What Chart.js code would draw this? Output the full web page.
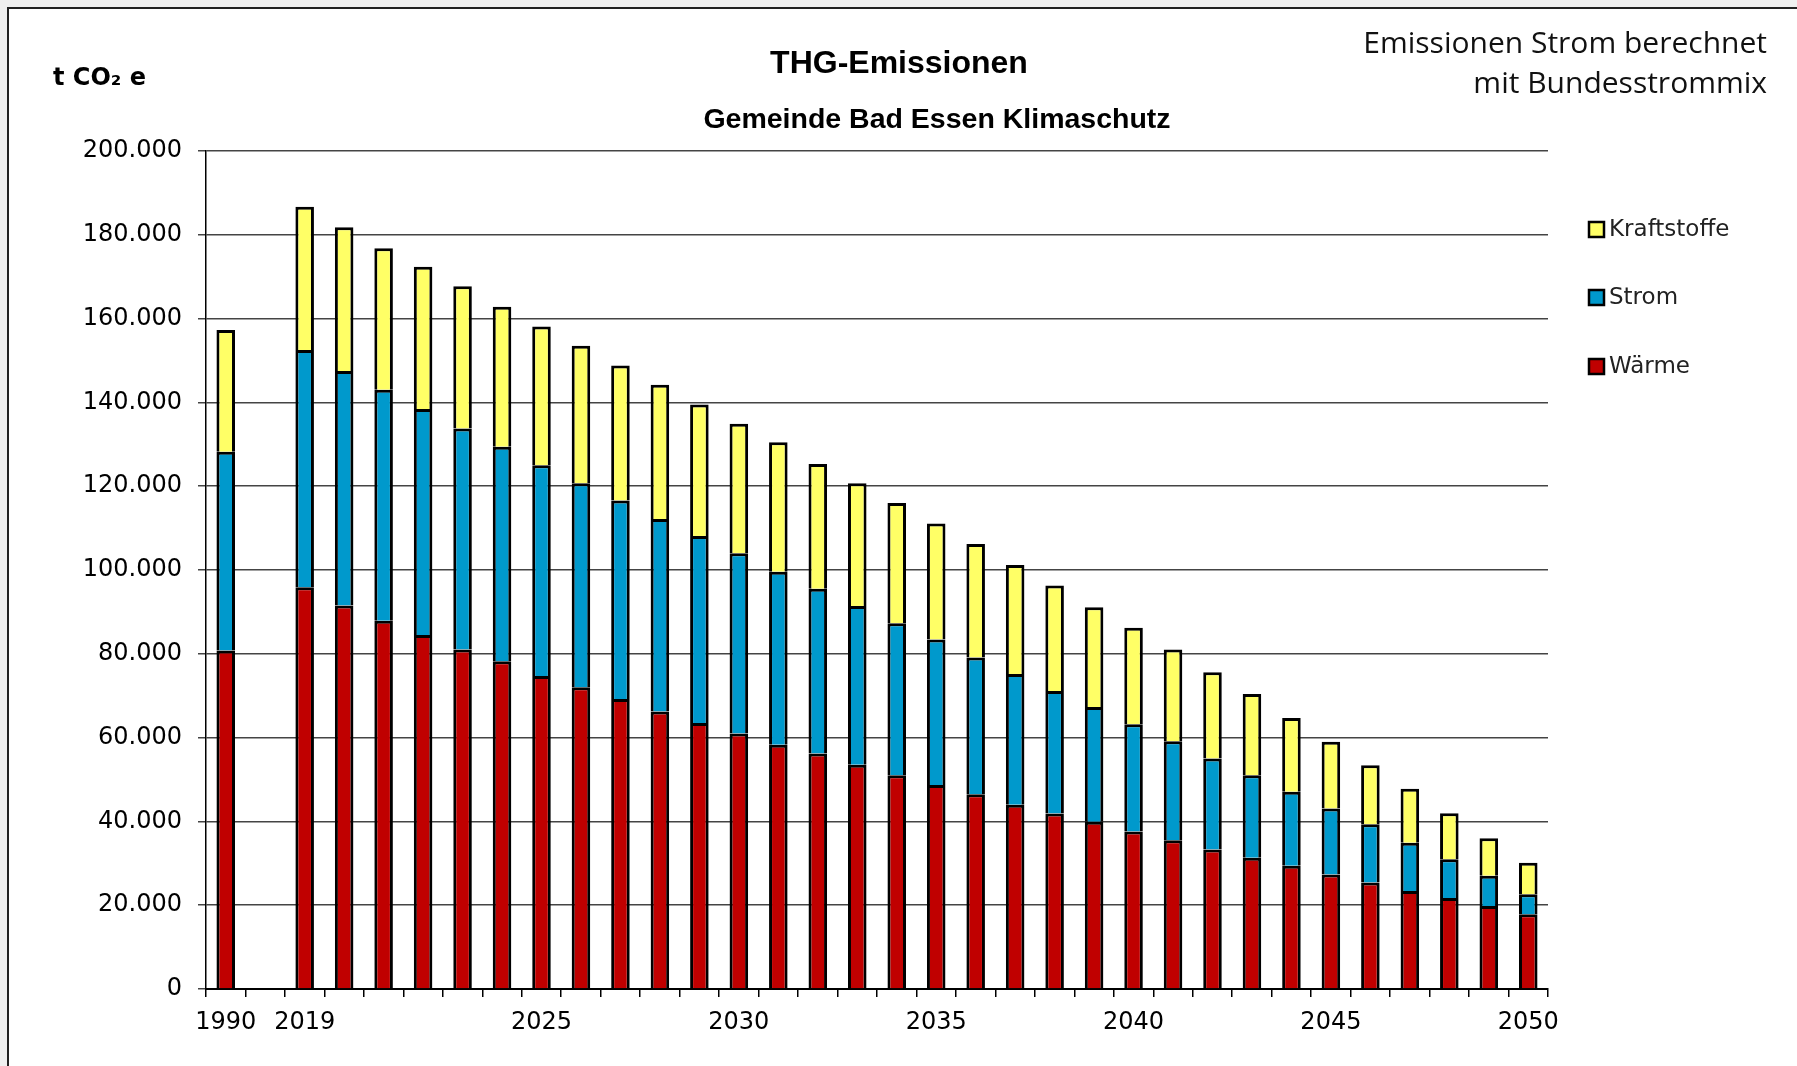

--

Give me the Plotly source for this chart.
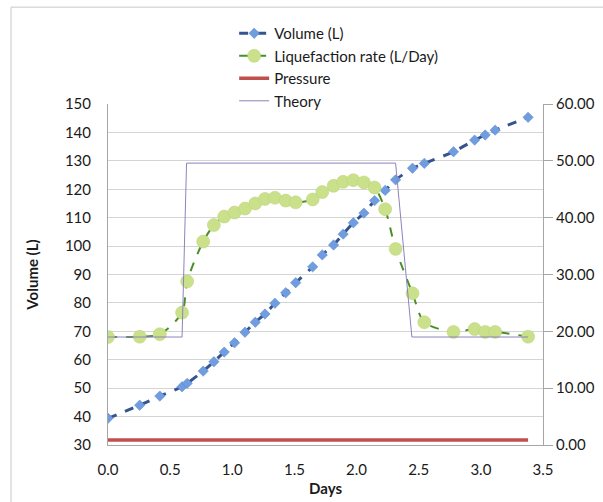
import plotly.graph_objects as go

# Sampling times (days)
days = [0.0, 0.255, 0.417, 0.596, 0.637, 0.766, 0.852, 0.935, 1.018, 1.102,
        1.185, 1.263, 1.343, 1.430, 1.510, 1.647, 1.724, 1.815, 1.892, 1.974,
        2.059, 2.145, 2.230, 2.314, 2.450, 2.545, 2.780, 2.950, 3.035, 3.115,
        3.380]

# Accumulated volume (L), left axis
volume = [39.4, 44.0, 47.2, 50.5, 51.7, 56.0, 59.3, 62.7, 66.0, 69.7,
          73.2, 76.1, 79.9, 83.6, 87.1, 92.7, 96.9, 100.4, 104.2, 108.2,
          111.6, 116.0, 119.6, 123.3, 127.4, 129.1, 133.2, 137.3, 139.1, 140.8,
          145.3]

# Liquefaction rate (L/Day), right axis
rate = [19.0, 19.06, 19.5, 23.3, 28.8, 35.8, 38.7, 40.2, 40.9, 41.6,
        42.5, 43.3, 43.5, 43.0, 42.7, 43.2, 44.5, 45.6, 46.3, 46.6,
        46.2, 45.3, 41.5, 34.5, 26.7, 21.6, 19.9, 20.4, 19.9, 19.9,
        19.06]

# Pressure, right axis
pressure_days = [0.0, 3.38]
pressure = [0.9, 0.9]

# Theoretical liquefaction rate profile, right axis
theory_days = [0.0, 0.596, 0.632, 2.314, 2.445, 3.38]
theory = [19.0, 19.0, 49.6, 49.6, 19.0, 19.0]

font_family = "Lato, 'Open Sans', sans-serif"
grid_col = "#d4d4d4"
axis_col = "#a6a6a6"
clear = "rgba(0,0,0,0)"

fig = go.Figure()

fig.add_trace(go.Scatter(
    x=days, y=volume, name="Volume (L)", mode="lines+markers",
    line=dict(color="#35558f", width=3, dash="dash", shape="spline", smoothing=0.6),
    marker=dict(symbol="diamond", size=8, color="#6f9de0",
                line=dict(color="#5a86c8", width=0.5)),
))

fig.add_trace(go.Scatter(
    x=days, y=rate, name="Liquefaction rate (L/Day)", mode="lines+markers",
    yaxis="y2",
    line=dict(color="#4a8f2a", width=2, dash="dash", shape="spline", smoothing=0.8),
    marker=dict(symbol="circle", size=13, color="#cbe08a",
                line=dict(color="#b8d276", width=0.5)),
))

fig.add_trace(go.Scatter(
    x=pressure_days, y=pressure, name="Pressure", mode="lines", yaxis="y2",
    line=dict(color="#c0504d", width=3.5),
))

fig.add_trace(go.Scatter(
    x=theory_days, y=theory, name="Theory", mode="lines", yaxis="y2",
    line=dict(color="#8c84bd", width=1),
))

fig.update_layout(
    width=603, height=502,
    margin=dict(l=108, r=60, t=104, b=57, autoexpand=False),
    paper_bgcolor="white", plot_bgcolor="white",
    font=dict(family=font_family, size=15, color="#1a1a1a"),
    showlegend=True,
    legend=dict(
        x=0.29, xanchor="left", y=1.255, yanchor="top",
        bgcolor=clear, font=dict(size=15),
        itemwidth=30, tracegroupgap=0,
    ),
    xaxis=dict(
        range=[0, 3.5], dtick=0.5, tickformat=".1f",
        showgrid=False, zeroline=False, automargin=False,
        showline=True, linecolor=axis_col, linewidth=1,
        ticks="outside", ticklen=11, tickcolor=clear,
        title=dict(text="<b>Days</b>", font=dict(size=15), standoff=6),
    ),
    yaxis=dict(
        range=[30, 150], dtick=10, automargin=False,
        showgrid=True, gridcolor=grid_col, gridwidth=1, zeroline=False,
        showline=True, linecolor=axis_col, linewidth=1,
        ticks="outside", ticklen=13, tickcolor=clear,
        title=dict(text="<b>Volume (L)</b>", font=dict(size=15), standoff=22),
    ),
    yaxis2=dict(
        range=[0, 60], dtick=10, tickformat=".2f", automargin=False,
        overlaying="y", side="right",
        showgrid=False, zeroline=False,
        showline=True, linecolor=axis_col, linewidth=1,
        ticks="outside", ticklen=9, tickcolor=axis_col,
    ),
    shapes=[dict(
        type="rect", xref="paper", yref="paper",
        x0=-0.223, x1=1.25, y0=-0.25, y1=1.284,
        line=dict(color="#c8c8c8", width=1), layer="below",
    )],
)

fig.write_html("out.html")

● Direction: Give back exactly the lines from the one containing "Give me the Plotly source for this chart." to the one containing "import plotly.graph_objects as go", both included, and no pictures.

● Exercise answer:
Give me the Plotly source for this chart.
import plotly.graph_objects as go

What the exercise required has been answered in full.